Howard Levy, director of mortgage broker SPF Private Clients, added: “Many smaller portfolio landlords who held in their own name have left the market which has paved the way for the larger buy-to-let investors to provide the stock for this still rising demand.
“Looking at any specific quarter is slightly misleading as the various changes that occurred in 2024 with taxation, relief and the SDLT surcharge increase delivered in the October Budget of 2024 could have skewed the figures that quarter. It will be interesting to see if the number of loans advanced reverts back next quarter as compared to Q1 2025.
“For me the most interesting point is that the ICR coverage was 215%.”

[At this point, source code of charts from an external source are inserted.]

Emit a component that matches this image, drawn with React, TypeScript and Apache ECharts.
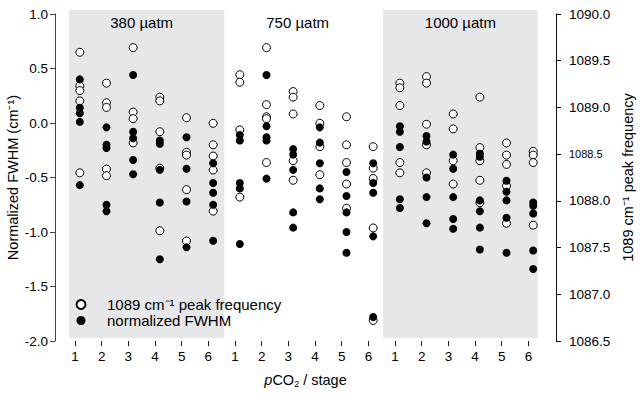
import React, { useEffect, useRef } from "react";
import * as echarts from "echarts";

const stages = ["1", "2", "3", "4", "5", "6"];
const pco2Levels = ["380 µatm", "750 µatm", "1000 µatm"];
const freqName = "1089 cm⁻¹ peak frequency";
const fwhmName = "normalized FWHM";

// normalized FWHM (left axis), per stage
const fwhm380 = [
  [0.40, 0.14, 0.09, 0.01, -0.57],
  [-0.04, -0.20, -0.23, -0.75, -0.81],
  [0.44, -0.08, -0.14, -0.34, -0.47],
  [-0.16, -0.19, -0.43, -0.73, -1.25],
  [-0.13, -0.42, -0.72, -1.14],
  [-0.37, -0.55, -0.64, -0.75, -1.08],
];
const fwhm750 = [
  [-0.11, -0.16, -0.55, -0.60, -1.11],
  [0.44, -0.03, -0.13, -0.16, -0.51],
  [-0.24, -0.29, -0.43, -0.82, -0.96],
  [-0.04, -0.18, -0.37, -0.60, -0.70],
  [-0.45, -0.67, -0.82, -1.00, -1.19],
  [-0.37, -0.55, -0.64, -1.04, -1.78],
];
const fwhm1000 = [
  [-0.03, -0.08, -0.22, -0.70, -0.78],
  [-0.12, -0.17, -0.50, -0.68, -0.92],
  [-0.29, -0.42, -0.68, -0.88, -0.97],
  [-0.28, -0.31, -0.71, -0.81, -0.96, -1.16],
  [-0.53, -0.63, -0.71, -0.87, -1.19],
  [-0.73, -0.76, -0.83, -1.17, -1.34],
];

// 1089 cm-1 peak frequency (right axis), per stage
const freq380 = [
  [1089.59, 1089.23, 1089.18, 1089.07, 1088.30],
  [1089.26, 1089.05, 1089.00, 1088.34, 1088.27],
  [1089.64, 1088.95, 1088.88, 1088.62],
  [1089.11, 1089.07, 1088.74, 1088.35, 1087.68],
  [1088.89, 1088.52, 1088.49, 1088.12, 1087.57],
  [1088.83, 1088.60, 1088.48, 1088.33, 1087.89],
];
const freq750 = [
  [1089.35, 1089.27, 1088.76, 1088.04],
  [1089.64, 1089.03, 1088.90, 1088.88, 1088.41],
  [1089.17, 1089.11, 1088.93, 1088.43, 1088.22],
  [1089.02, 1088.83, 1088.58, 1088.28],
  [1088.90, 1088.60, 1088.41, 1088.18, 1087.92],
  [1088.58, 1088.35, 1088.24, 1087.71, 1086.72],
];
const freq1000 = [
  [1089.26, 1089.21, 1089.02, 1088.41, 1088.30],
  [1089.33, 1089.26, 1088.82, 1088.60, 1088.30],
  [1088.93, 1088.77, 1088.43, 1088.18],
  [1089.11, 1088.57, 1088.43, 1088.22, 1087.98],
  [1088.62, 1088.49, 1088.39, 1088.16, 1087.76],
  [1088.53, 1088.49, 1088.41, 1087.74],
];

const FONT = "'Liberation Sans', Arial, Helvetica, sans-serif";

function buildPoints(groups: number[][][]) {
  const out: number[][] = [];
  groups.forEach((group, g) => {
    group.forEach((vals, s) => {
      vals.forEach((v) => out.push([g * 6 + s + 0.18, v]));
    });
  });
  return out;
}

export default function App() {
  const ref = useRef<HTMLDivElement>(null);
  useEffect(() => {
    document.body.style.margin = "0";
    if (!ref.current) return;
    const chart = echarts.init(ref.current, null, { renderer: "svg" });
    const tickPositions = Array.from({ length: 18 }, (_, i) => i);
    const shade = "#e6e7e9";
    const option: any = {
      animation: false,
      textStyle: { fontFamily: FONT, color: "#000" },
      grid: [
        { left: 55, right: 84, top: 14, bottom: 57, outerBoundsMode: "none" },
        { left: 55, right: 84, top: 10, bottom: 60, outerBoundsMode: "none" },
      ],
      xAxis: [
        {
          type: "value",
          gridIndex: 0,
          min: -0.75,
          max: 18.035,
          z: 5,
          axisLine: { show: false, onZero: false },
          splitLine: { show: false },
          axisTick: {
            show: true,
            length: 5,
            customValues: tickPositions,
            lineStyle: { color: "#222" },
          },
          axisLabel: {
            customValues: tickPositions,
            formatter: (v: number) => stages[Math.round(v) % 6],
            fontSize: 13.5,
            color: "#000",
            margin: 8,
            fontFamily: FONT,
          },
          name: "{i|p}CO{s|2} / stage",
          nameLocation: "middle",
          nameGap: 31,
          nameMoveOverlap: false,
          nameTextStyle: {
            fontFamily: FONT,
            fontSize: 14.5,
            color: "#000",
            rich: {
              i: { fontStyle: "italic", fontSize: 14.5, fontFamily: FONT, color: "#000" },
              s: {
                fontSize: 9,
                fontFamily: FONT,
                color: "#000",
                verticalAlign: "bottom",
                padding: [7, 0, 0, 0],
              },
            },
          },
        },
        { type: "value", gridIndex: 1, min: -0.75, max: 18.035, show: false },
      ],
      yAxis: [
        {
          type: "value",
          gridIndex: 0,
          position: "left",
          min: -2,
          max: 1,
          interval: 0.5,
          z: 5,
          splitLine: { show: false },
          axisLine: { show: true, onZero: false, lineStyle: { color: "#444" } },
          axisTick: { show: true, length: 5, lineStyle: { color: "#444" } },
          axisLabel: {
            formatter: (v: number) => v.toFixed(1),
            fontSize: 13.5,
            color: "#000",
            margin: 7,
            fontFamily: FONT,
          },
          name: "Normalized FWHM (cm⁻¹)",
          nameLocation: "middle",
          nameRotate: 90,
          nameGap: 35,
          nameMoveOverlap: false,
          nameTextStyle: { fontFamily: FONT, fontSize: 14.5, color: "#000" },
        },
        {
          type: "value",
          gridIndex: 0,
          position: "right",
          min: 1086.5,
          max: 1090,
          interval: 0.5,
          z: 5,
          splitLine: { show: false },
          axisLine: { show: true, onZero: false, lineStyle: { color: "#111" } },
          axisTick: { show: true, length: 5, lineStyle: { color: "#111" } },
          axisLabel: {
            formatter: (v: number) =>
              Math.abs(v - 1088.5) < 1e-6 ? "{s|1088.5}" : v.toFixed(1),
            fontSize: 13.5,
            color: "#000",
            margin: 13,
            fontFamily: FONT,
            rich: { s: { fontSize: 11, fontFamily: FONT, color: "#000" } },
          },
          name: "1089 cm⁻¹ peak frequency",
          nameLocation: "middle",
          nameRotate: 90,
          nameGap: 64,
          nameMoveOverlap: false,
          nameTextStyle: { fontFamily: FONT, fontSize: 14.5, color: "#000" },
        },
        { type: "value", gridIndex: 1, min: 0, max: 1, show: false },
      ],
      legend: {
        data: [freqName, fwhmName],
        orient: "vertical",
        left: 70.5,
        top: 292,
        itemWidth: 36,
        itemHeight: 9,
        itemGap: 1,
        selectedMode: false,
        icon: "circle",
        textStyle: { fontFamily: FONT, fontSize: 15, color: "#000", padding: [0, 0, 0, 3] },
      },
      series: [
        {
          type: "scatter",
          xAxisIndex: 1,
          yAxisIndex: 2,
          data: [],
          silent: true,
          z: 0,
          markArea: {
            silent: true,
            label: {
              show: true,
              position: "insideTop",
              distance: 5,
              fontSize: 15,
              color: "#000",
              fontFamily: FONT,
            },
            data: [
              [
                { name: pco2Levels[0], xAxis: -0.225, itemStyle: { color: shade }, label: { offset: [-5, 0] } },
                { xAxis: 5.6 },
              ],
              [
                { name: pco2Levels[1], xAxis: 5.6, itemStyle: { color: "rgba(0,0,0,0)" }, label: { offset: [-6, 0] } },
                { xAxis: 11.55 },
              ],
              [
                { name: pco2Levels[2], xAxis: 11.55, itemStyle: { color: shade } },
                { xAxis: 17.35 },
              ],
            ],
          },
        },
        {
          name: freqName,
          type: "scatter",
          xAxisIndex: 0,
          yAxisIndex: 1,
          data: buildPoints([freq380, freq750, freq1000]),
          symbol: "circle",
          symbolSize: 8,
          itemStyle: { color: "#ffffff", borderColor: "#000", borderWidth: 1, opacity: 1 },
          z: 3,
        },
        {
          name: fwhmName,
          type: "scatter",
          xAxisIndex: 0,
          yAxisIndex: 0,
          data: buildPoints([fwhm380, fwhm750, fwhm1000]),
          symbol: "circle",
          symbolSize: 8,
          itemStyle: { color: "#000", opacity: 1 },
          z: 4,
        },
      ],
    };
    chart.setOption(option);
    return () => chart.dispose();
  }, []);
  return <div ref={ref} style={{ width: 640, height: 398 }} />;
}
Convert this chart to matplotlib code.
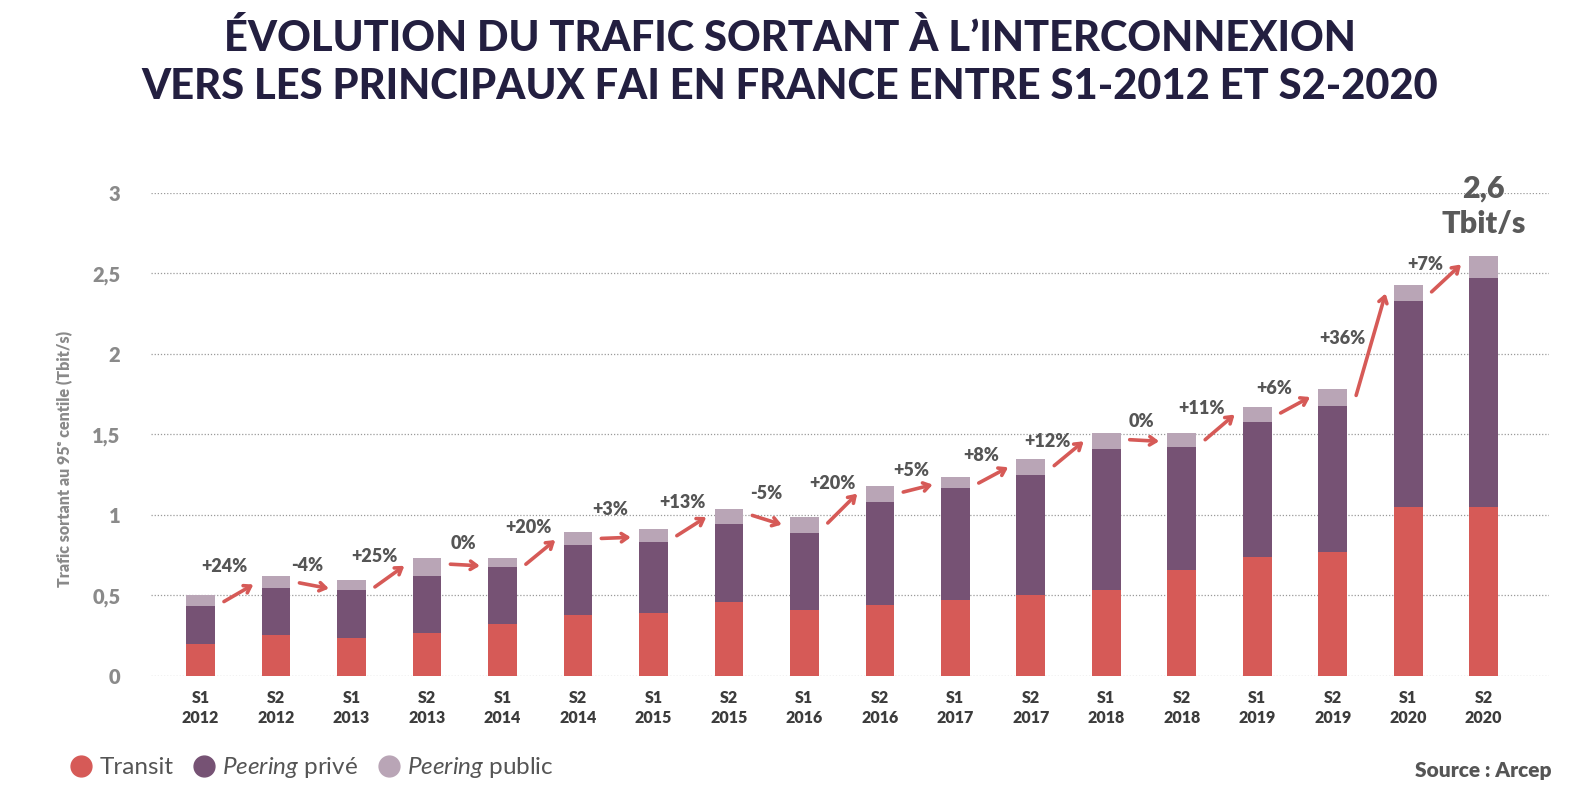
import numpy as np
from matplotlib import pyplot as plt
from matplotlib.lines import Line2D

plt.rcParams['font.family'] = ['Lato', 'DejaVu Sans']
plt.rcParams['mathtext.fontset'] = 'custom'
plt.rcParams['mathtext.rm'] = 'Lato'
plt.rcParams['mathtext.it'] = 'Lato:italic'

# Data (Tbit/s)
periods = ['S1\n2012', 'S2\n2012', 'S1\n2013', 'S2\n2013', 'S1\n2014', 'S2\n2014',
           'S1\n2015', 'S2\n2015', 'S1\n2016', 'S2\n2016', 'S1\n2017', 'S2\n2017',
           'S1\n2018', 'S2\n2018', 'S1\n2019', 'S2\n2019', 'S1\n2020', 'S2\n2020']
transit = [0.196, 0.256, 0.233, 0.266, 0.324, 0.376, 0.394, 0.459, 0.411,
           0.439, 0.470, 0.501, 0.534, 0.660, 0.741, 0.772, 1.052, 1.052]
peering_prive = [0.237, 0.291, 0.300, 0.352, 0.350, 0.439, 0.436, 0.485, 0.479,
                 0.642, 0.694, 0.747, 0.876, 0.762, 0.837, 0.903, 1.275, 1.417]
peering_public = [0.069, 0.071, 0.060, 0.116, 0.060, 0.079, 0.081, 0.093, 0.100,
                  0.101, 0.074, 0.098, 0.097, 0.085, 0.095, 0.107, 0.098, 0.136]
growth = ['+24%', '-4%', '+25%', '0%', '+20%', '+3%', '+13%', '-5%', '+20%',
          '+5%', '+8%', '+12%', '0%', '+11%', '+6%', '+36%', '+7%']
total_label = ['2,6', 'Tbit/s']

# label placement for each growth figure (offset from bar i / next bar top)
lbl_dx = [0.32, 0.41, 0.31, 0.48, 0.34, 0.43, 0.39, 0.49, 0.37,
          0.42, 0.34, 0.22, 0.46, 0.26, 0.22, 0.13, 0.23]
lbl_dy = [0.06, 0.09, 0.01, 0.09, 0.03, 0.12, 0.04, 0.14, 0.01,
          0.04, 0.02, -0.05, 0.07, -0.01, 0.0, -0.33, -0.05]

red = '#d65a57'
purple = '#765274'
mauve = '#b9a5b6'

transit = np.array(transit)
peering_prive = np.array(peering_prive)
peering_public = np.array(peering_public)
total = transit + peering_prive + peering_public
x = np.arange(len(periods))

fig = plt.figure(figsize=(15.8, 8.08), dpi=100)
ax = fig.add_axes([0.0956, 0.1634, 0.885, 0.598])

w = 0.38
ax.bar(x, transit, w, color=red, zorder=3)
ax.bar(x, peering_prive, w, bottom=transit, color=purple, zorder=3)
ax.bar(x, peering_public, w, bottom=transit + peering_prive, color=mauve, zorder=3)

ax.set_xlim(-0.656, 17.87)
ax.set_ylim(0, 3)
ax.set_yticks([0, 0.5, 1, 1.5, 2, 2.5, 3])
ax.set_yticklabels(['0', '0,5', '1', '1,5', '2', '2,5', '3'])
ax.set_xticks(x)
ax.set_xticklabels(periods)
ax.tick_params(axis='y', length=0, pad=22, labelsize=14.5, labelcolor='#8a8a8a')
ax.tick_params(axis='x', length=0, pad=10, labelsize=11.5, labelcolor='#3c3c3c')
for lab in ax.get_yticklabels() + ax.get_xticklabels():
    lab.set_fontweight('heavy')
for lab in ax.get_xticklabels():
    lab.set_linespacing(1.35)
for s in ax.spines.values():
    s.set_visible(False)
ax.grid(axis='y', linestyle=(0, (1, 1.5)), color='#9a9a9a', linewidth=0.9, zorder=0)

ax.set_ylabel('Trafic sortant au 95ᵉ centile (Tbit/s)', fontsize=11.5, fontweight='heavy',
              color='#8a8a8a')
ax.yaxis.set_label_coords(-0.056, 0.45)

# growth arrows and labels
for i in range(len(growth)):
    ax.annotate('', xy=(i + 0.70, total[i + 1] - 0.05), xytext=(i + 0.31, total[i] - 0.04),
                arrowprops=dict(arrowstyle='->,head_length=0.45,head_width=0.3',
                                color=red, lw=2.6, shrinkA=0, shrinkB=0), zorder=4)
    ax.text(i + lbl_dx[i], total[i + 1] + lbl_dy[i], growth[i], ha='center', va='center',
            fontsize=13, fontweight='heavy', color='#555555')

ax.text(x[-1], total[-1] + 0.42, total_label[0], ha='center', va='center',
        fontsize=22, fontweight='heavy', color='#5a5a5a')
ax.text(x[-1], total[-1] + 0.20, total_label[1], ha='center', va='center',
        fontsize=22, fontweight='heavy', color='#5a5a5a')

fig.text(0.5, 0.977, 'ÉVOLUTION DU TRAFIC SORTANT À L’INTERCONNEXION\n'
         'VERS LES PRINCIPAUX FAI EN FRANCE ENTRE S1-2012 ET S2-2020',
         ha='center', va='top', fontsize=30, fontweight='black', color='#231f40',
         linespacing=1.33)

handles = [Line2D([], [], marker='o', linestyle='none', markersize=15, color=c)
           for c in (red, purple, mauve)]
labels = ['Transit', r'$\mathit{Peering}$ privé', r'$\mathit{Peering}$ public']
fig.legend(handles, labels, loc='center left', bbox_to_anchor=(0.03, 0.05), ncol=3,
           frameon=False, fontsize=17.5, labelcolor='#555555', handletextpad=0.25,
           columnspacing=0.75, handlelength=1.0)

fig.text(0.982, 0.047, 'Source : Arcep', ha='right', va='center', fontsize=15,
         fontweight='heavy', color='#555555')

fig.savefig('out.png', dpi=100)
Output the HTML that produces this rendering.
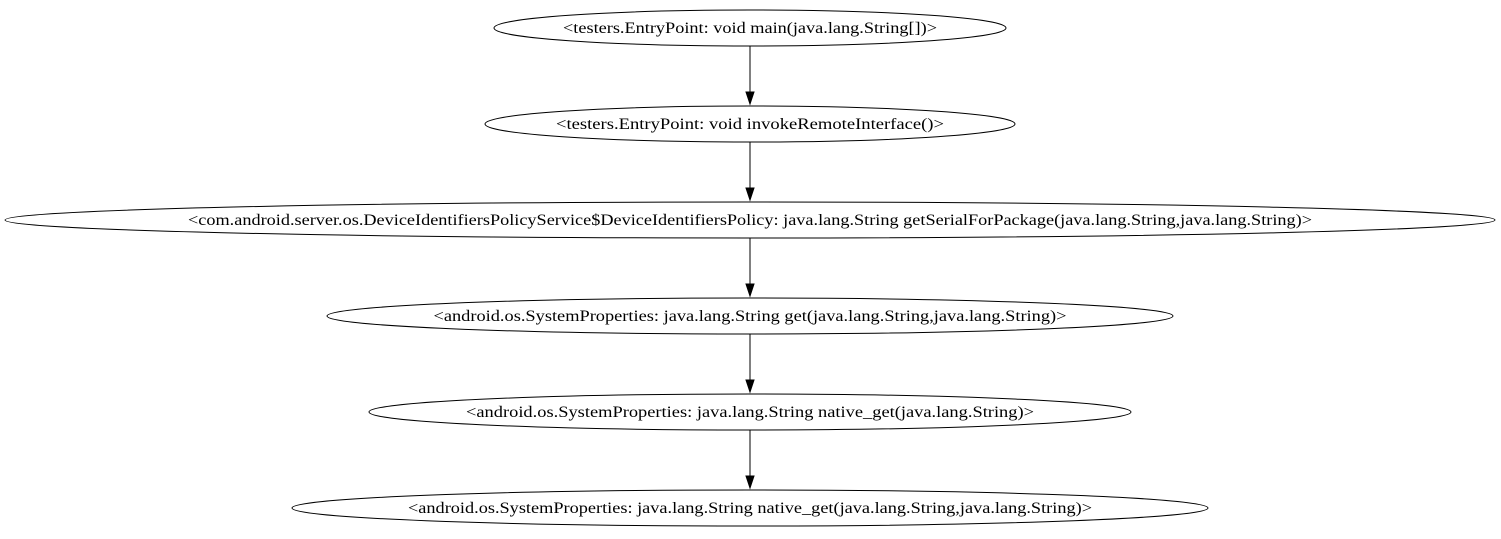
<!DOCTYPE html>
<html><head><meta charset="utf-8"><style>
html,body{margin:0;padding:0;background:#fff;}
svg{display:block;}
text{font-family:"Liberation Serif",serif;font-size:15.5px;fill:#000;}
</style></head><body>
<svg width="1501" height="539" viewBox="0 0 1501 539" xmlns="http://www.w3.org/2000/svg">
<g fill="none" stroke="#000" stroke-width="1">
<ellipse cx="750" cy="28" rx="256" ry="18"/>
<ellipse cx="750" cy="124" rx="265" ry="18"/>
<ellipse cx="750" cy="220" rx="745" ry="18"/>
<ellipse cx="750" cy="316" rx="423" ry="18"/>
<ellipse cx="750" cy="412" rx="381" ry="18"/>
<ellipse cx="750" cy="508" rx="458" ry="18"/>
<line x1="750" y1="46" x2="750" y2="93"/>
<line x1="750" y1="142" x2="750" y2="189"/>
<line x1="750" y1="238" x2="750" y2="285"/>
<line x1="750" y1="334" x2="750" y2="381"/>
<line x1="750" y1="430" x2="750" y2="477"/>
</g>
<g fill="#000" stroke="#000">
<polygon points="746,92 754,92 750,104"/>
<polygon points="746,188 754,188 750,200"/>
<polygon points="746,284 754,284 750,296"/>
<polygon points="746,380 754,380 750,392"/>
<polygon points="746,476 754,476 750,488"/>
</g>
<g text-anchor="middle">
<text x="750" y="33" textLength="374" lengthAdjust="spacingAndGlyphs">&lt;testers.EntryPoint: void main(java.lang.String[])&gt;</text>
<text x="750" y="129" textLength="388" lengthAdjust="spacingAndGlyphs">&lt;testers.EntryPoint: void invokeRemoteInterface()&gt;</text>
<text x="750" y="225" textLength="1124" lengthAdjust="spacingAndGlyphs">&lt;com.android.server.os.DeviceIdentifiersPolicyService$DeviceIdentifiersPolicy: java.lang.String getSerialForPackage(java.lang.String,java.lang.String)&gt;</text>
<text x="750" y="321" textLength="633" lengthAdjust="spacingAndGlyphs">&lt;android.os.SystemProperties: java.lang.String get(java.lang.String,java.lang.String)&gt;</text>
<text x="750" y="417" textLength="568" lengthAdjust="spacingAndGlyphs">&lt;android.os.SystemProperties: java.lang.String native_get(java.lang.String)&gt;</text>
<text x="750" y="513" textLength="684" lengthAdjust="spacingAndGlyphs">&lt;android.os.SystemProperties: java.lang.String native_get(java.lang.String,java.lang.String)&gt;</text>
</g>
</svg>
</body></html>
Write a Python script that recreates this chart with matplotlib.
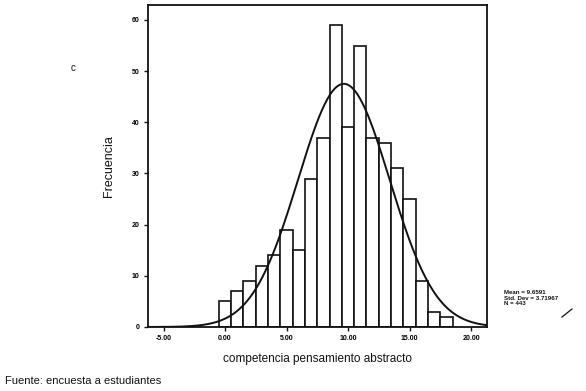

“For me the most interesting point is that the ICR coverage was 215%. This would potentially mean that rates were booked and fixed at a low point, that LTVs are low on average or rents have risen drastically.
“In reality, it is probably a combination of all of these, but if rents do continue to rise to cover the extra costs that the government are requiring landlords to pay, then we can expect this figure to rise even further.”
AFFORDABILITY PRESSURES PERSIST

Megan Eighteen, ARLA Propertymark President, says: “The rise in buy-to-let mortgage possessions over the same period a year earlier is a clear reminder that affordability pressures persist for some landlords, particularly those facing higher borrowing and operating costs.
“Today’s rise in inflation, reflecting further price increases in December, will be closely watched and could play a significant role in shaping the Bank of England’s next steps on the base rate.
“ Any sustained easing in inflation would help restore confidence and improve borrowing conditions.
“As the year progresses, it would be encouraging to see this translate into a more stable and affordable buy-to-let market.
“Continued investment in the sector remains essential to support supply and deliver much-needed new rental homes at a time when demand continues to outstrip availability.”